Prediction of patent lifespan and analysis of influencing factors using machine learning (기계학습을 활용한 특허수명 예측 및 영향요인 분석)

  • Kim, Yongwoo;Kim, Min Gu;Kim, Young-Min
    • Journal of Intelligence and Information Systems
    • /
    • v.28 no.2
    • /
    • pp.147-170
    • /
    • 2022
  • Although the number of patent which is one of the core outputs of technological innovation continues to increase, the number of low-value patents also hugely increased. Therefore, efficient evaluation of patents has become important. Estimation of patent lifespan which represents private value of a patent, has been studied for a long time, but in most cases it relied on a linear model. Even if machine learning methods were used, interpretation or explanation of the relationship between explanatory variables and patent lifespan was insufficient. In this study, patent lifespan (number of renewals) is predicted based on the idea that patent lifespan represents the value of the patent. For the research, 4,033,414 patents applied between 1996 and 2017 and finally granted were collected from USPTO (US Patent and Trademark Office). To predict the patent lifespan, we use variables that can reflect the characteristics of the patent, the patent owner's characteristics, and the inventor's characteristics. We build four different models (Ridge Regression, Random Forest, Feed Forward Neural Network, Gradient Boosting Models) and perform hyperparameter tuning through 5-fold Cross Validation. Then, the performance of the generated models are evaluated, and the relative importance of predictors is also presented. In addition, based on the Gradient Boosting Model which have excellent performance, Accumulated Local Effects Plot is presented to visualize the relationship between predictors and patent lifespan.

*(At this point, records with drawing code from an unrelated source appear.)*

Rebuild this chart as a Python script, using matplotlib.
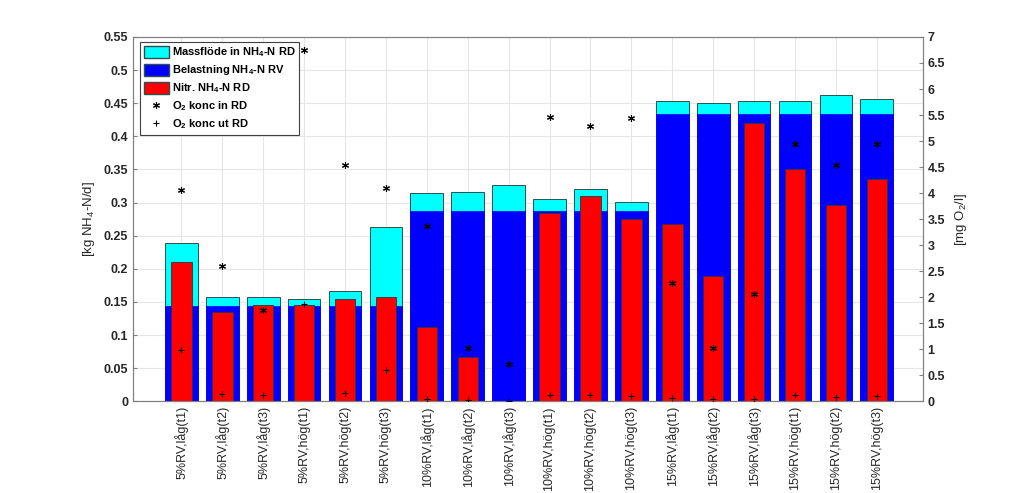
import matplotlib.pyplot as plt
import matplotlib.patches as patches
from matplotlib.lines import Line2D

plt.rcParams['mathtext.default'] = 'regular'
plt.rcParams['font.family'] = 'Liberation Sans'

# Data
labels = ["5%RV,låg(t1)", "5%RV,låg(t2)", "5%RV,låg(t3)",
          "5%RV,hög(t1)", "5%RV,hög(t2)", "5%RV,hög(t3)",
          "10%RV,låg(t1)", "10%RV,låg(t2)", "10%RV,låg(t3)",
          "10%RV,hög(t1)", "10%RV,hög(t2)", "10%RV,hög(t3)",
          "15%RV,låg(t1)", "15%RV,låg(t2)", "15%RV,låg(t3)",
          "15%RV,hög(t1)", "15%RV,hög(t2)", "15%RV,hög(t3)"]

massflode_in = [0.239, 0.158, 0.158, 0.154, 0.167, 0.263,
                0.315, 0.316, 0.327, 0.306, 0.321, 0.301,
                0.453, 0.451, 0.454, 0.454, 0.462, 0.457]
belastning = [0.144, 0.144, 0.144, 0.144, 0.144, 0.144,
              0.288, 0.288, 0.288, 0.288, 0.288, 0.288,
              0.433, 0.433, 0.433, 0.433, 0.433, 0.433]
nitr = [0.211, 0.135, 0.145, 0.146, 0.154, 0.158,
        0.112, 0.067, 0.0, 0.284, 0.310, 0.275,
        0.268, 0.189, 0.420, 0.351, 0.296, 0.336]
o2_in = [4.06, 2.60, 1.75, 6.75, 4.54, 4.09,
         3.37, 1.03, 0.71, 5.46, 5.29, 5.44,
         2.28, 1.03, 2.07, 4.94, 4.54, 4.94]
o2_ut = [0.99, 0.14, 0.12, 1.87, 0.16, 0.60,
         0.04, 0.02, 0.01, 0.12, 0.12, 0.10,
         0.06, 0.05, 0.05, 0.12, 0.08, 0.10]

x = list(range(1, len(labels) + 1))
txt = '#262626'

fig = plt.figure(figsize=(10.24, 4.93), dpi=100)
ax = fig.add_axes([0.130, 0.186, 0.771, 0.739])

ax.bar(x, massflode_in, width=0.8, color='#00FFFF', edgecolor='#2f4f4f', linewidth=0.7, zorder=2)
ax.bar(x, belastning, width=0.8, color='#0000FF', edgecolor='#0000FF', linewidth=0.5, zorder=3)
ax.bar(x, nitr, width=0.5, color='#FF0000', edgecolor='#333333', linewidth=0.6, zorder=4)

ax.set_xlim(-0.18, 19.12)
ax.set_ylim(0, 0.55)
ax.set_yticks([i * 0.05 for i in range(12)])
ax.set_yticklabels(['0', '0.05', '0.1', '0.15', '0.2', '0.25', '0.3', '0.35',
                    '0.4', '0.45', '0.5', '0.55'])
ax.set_xticks(x)
ax.set_xticklabels(labels, rotation=90, fontsize=9, color=txt)
for t in ax.get_yticklabels():
    t.set_fontweight('bold')
    t.set_fontsize(9)
    t.set_color(txt)
ax.tick_params(direction='in', length=3, color='#808080')
ax.grid(True, color='#e6e6e6', linewidth=0.8, zorder=0)
ax.set_axisbelow(True)
for s in ax.spines.values():
    s.set_color('#808080')
ax.set_ylabel('[kg NH$_4$-N/d]', fontsize=9.5, color=txt, labelpad=5)

ax2 = ax.twinx()
ax2.plot(x, o2_in, linestyle='none', marker=(6, 2, 0), markersize=5,
         color='black', markeredgewidth=0.8, zorder=5)
ax2.plot(x, o2_ut, linestyle='none', marker='+', markersize=5,
         color='black', markeredgewidth=0.8, zorder=5)
ax2.set_ylim(0, 7)
ax2.set_yticks([i * 0.5 for i in range(15)])
ax2.set_yticklabels(['0', '0.5', '1', '1.5', '2', '2.5', '3', '3.5', '4',
                     '4.5', '5', '5.5', '6', '6.5', '7'])
for t in ax2.get_yticklabels():
    t.set_fontweight('bold')
    t.set_fontsize(9)
    t.set_color(txt)
ax2.tick_params(direction='in', length=3, color='#808080')
for s in ax2.spines.values():
    s.set_color('#808080')
ax2.set_ylabel('[mg O$_2$/l]', fontsize=9.5, color=txt, labelpad=6)

handles = [
    patches.Patch(facecolor='#00FFFF', edgecolor='#2f4f4f', label='Massflöde in NH$_4$-N RD'),
    patches.Patch(facecolor='#0000FF', edgecolor='#2f4f4f', label='Belastning NH$_4$-N RV'),
    patches.Patch(facecolor='#FF0000', edgecolor='#2f4f4f', label='Nitr. NH$_4$-N RD'),
    Line2D([], [], linestyle='none', marker=(6, 2, 0), markersize=5, color='black',
           markeredgewidth=0.8, label='O$_2$ konc in RD'),
    Line2D([], [], linestyle='none', marker='+', markersize=5, color='black',
           markeredgewidth=0.8, label='O$_2$ konc ut RD'),
]
leg = ax2.legend(handles=handles, loc='upper left', bbox_to_anchor=(0.009, 0.986),
                 borderaxespad=0, fancybox=False, framealpha=1, edgecolor='#404040',
                 prop={'weight': 'bold', 'size': 8}, handlelength=2.3, handleheight=1.3,
                 handletextpad=0.25, labelspacing=0.38, borderpad=0.3)
leg.get_frame().set_linewidth(0.8)

fig.savefig('out.png', dpi=100)
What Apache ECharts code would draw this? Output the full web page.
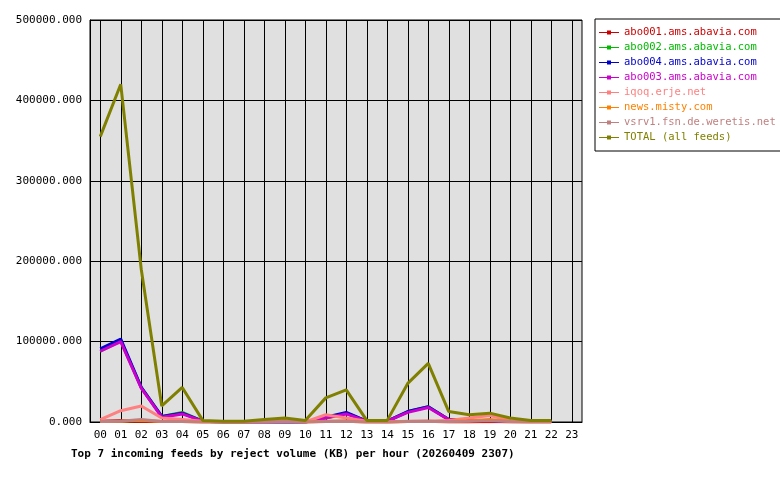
<!DOCTYPE html>
<html>
<head>
<meta charset="utf-8">
<script src="https://cdn.jsdelivr.net/npm/echarts@6/dist/echarts.min.js"></script>
<style>html,body{margin:0;background:#fff}#chart{width:780px;height:480px}</style>
</head>
<body>
<div id="chart"></div>
<script>
var hours = ['00','01','02','03','04','05','06','07','08','09','10','11','12','13','14','15','16','17','18','19','20','21','22','23'];
var feedNames = ['abo001.ams.abavia.com','abo002.ams.abavia.com','abo004.ams.abavia.com','abo003.ams.abavia.com','iqoq.erje.net','news.misty.com','vsrv1.fsn.de.weretis.net','TOTAL (all feeds)'];
var feedColors = ['#cc0000','#00bb00','#0000cc','#cc00cc','#ff8080','#ff8000','#c08080','#808000'];
var abo001 = [1000,1500,1000,500,500,0,0,0,0,0,0,500,1000,0,0,500,1000,0,0,500,0,0,0,null];
var abo002 = [88000,101000,43000,7000,12000,1000,0,0,0,0,0,5000,11000,1000,1000,13000,19000,3000,2000,2000,1000,500,500,null];
var abo004 = [91000,103000,43000,7000,11000,1000,0,0,0,0,0,6000,12000,1000,1000,13000,19000,3000,2000,2000,1000,500,500,null];
var abo003 = [88000,100000,42000,6000,10000,1000,0,0,0,0,0,5000,10000,1000,1000,12000,18000,3000,2000,2000,1000,500,500,null];
var iqoq = [3000,14000,20000,5000,3000,1000,0,0,0,1000,0,9000,5000,1000,0,1000,1000,2000,5000,8000,2000,500,500,null];
var misty = [500,1000,2000,500,500,0,0,0,1000,2000,0,1000,1000,0,0,500,500,1000,1500,3000,500,0,0,null];
var vsrv1 = [500,1000,3000,500,500,0,0,0,500,1000,0,500,1000,0,0,500,500,500,1000,2000,500,0,0,null];
var total = [355000,420000,190000,20000,43000,2000,1000,1000,3000,5000,2000,30000,40000,2000,2000,48000,73000,13000,9000,11000,5000,2000,2000,null];
var yTicks = [0,100000,200000,300000,400000,500000];

var seriesData = [abo001,abo002,abo004,abo003,iqoq,misty,vsrv1,total];
var font = 'DejaVu Sans Mono';
var chart = echarts.init(document.getElementById('chart'));

var series = seriesData.map(function (d, i) {
  return {
    name: feedNames[i], type: 'line', data: d, color: feedColors[i], z: 3,
    symbol: 'none', lineStyle: {width: 3, color: feedColors[i]}
  };
});
// vertical grid lines at each hour
series[0].markLine = {
  silent: true, symbol: 'none', z: 1, label: {show: false},
  lineStyle: {color: '#000', width: 1, type: 'solid'},
  data: hours.map(function (h) { return {xAxis: h}; })
};

chart.setOption({
  backgroundColor: '#ffffff',
  animation: false,
  textStyle: {fontFamily: font},
  title: {
    text: 'Top 7 incoming feeds by reject volume (KB) per hour (20260409 2307)',
    left: 66, top: 444,
    textStyle: {fontFamily: font, fontSize: 11, fontWeight: 'bold', color: '#000'}
  },
  legend: {
    orient: 'vertical', left: 595, top: 19, width: 180,
    padding: [8, 8, 8, 4], itemGap: 4,
    borderColor: '#000', borderWidth: 1,
    itemWidth: 20, itemHeight: 10,
    icon: 'path://M0,4.5L8,4.5L8,3L12,3L12,4.5L20,4.5L20,5.5L12,5.5L12,7L8,7L8,5.5L0,5.5Z',
    data: feedNames.map(function (n, i) {
      return {name: n, itemStyle: {color: feedColors[i]}, textStyle: {color: feedColors[i], fontFamily: font, fontSize: 10.5}};
    })
  },
  grid: {left: 90, right: 198, top: 20, bottom: 58, show: true, backgroundColor: '#e0e0e0', borderColor: '#000', borderWidth: 1},
  xAxis: {
    type: 'category', data: hours, boundaryGap: true,
    axisLine: {lineStyle: {color: '#000'}},
    axisTick: {alignWithLabel: true, length: 5, lineStyle: {color: '#000'}},
    axisLabel: {color: '#000', fontSize: 11, fontFamily: font, margin: 8, interval: 0},
    splitLine: {show: false}
  },
  yAxis: {
    type: 'value', min: yTicks[0], max: yTicks[yTicks.length - 1], interval: 100000,
    axisLine: {show: true, lineStyle: {color: '#000'}},
    axisTick: {show: false},
    axisLabel: {color: '#000', fontSize: 11, fontFamily: font, margin: 8, formatter: function (v) { return v.toFixed(3); }},
    splitLine: {lineStyle: {color: '#000', width: 1}}
  },
  series: series
});
</script>
</body>
</html>
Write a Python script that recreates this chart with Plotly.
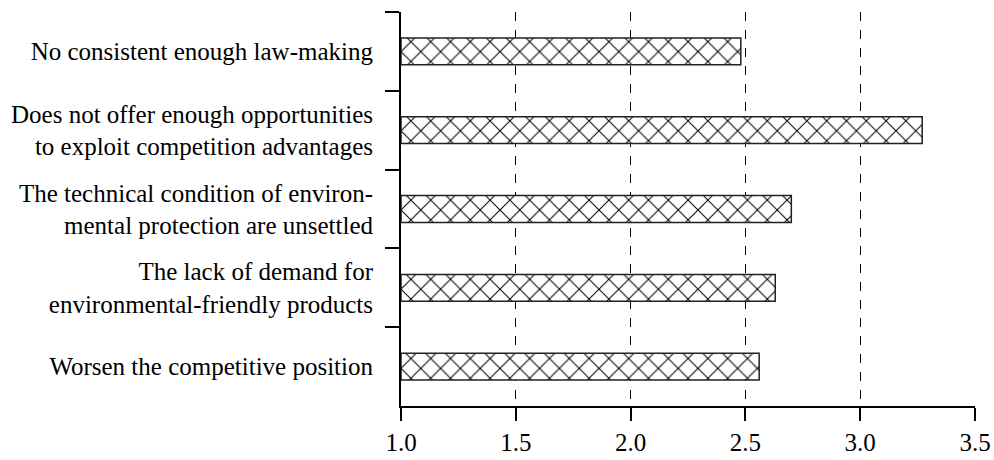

Finally, we apply Kernal SHAP (SHapley Additive exPlanations) to present the evaluation reason of individual patents, and discuss applicability to the patent evaluation system. This study has academic significance in that it cumulatively contributes to the existing patent life estimation research and supplements the limitations of existing patent life estimation studies based on linearity. It is academically meaningful that this study contributes cumulatively to the existing studies which estimate patent lifespan, and that it supplements the limitations of linear models. Also, it is practically meaningful to suggest a method for deriving the evaluation basis for individual patent value and examine the applicability to patent evaluation systems.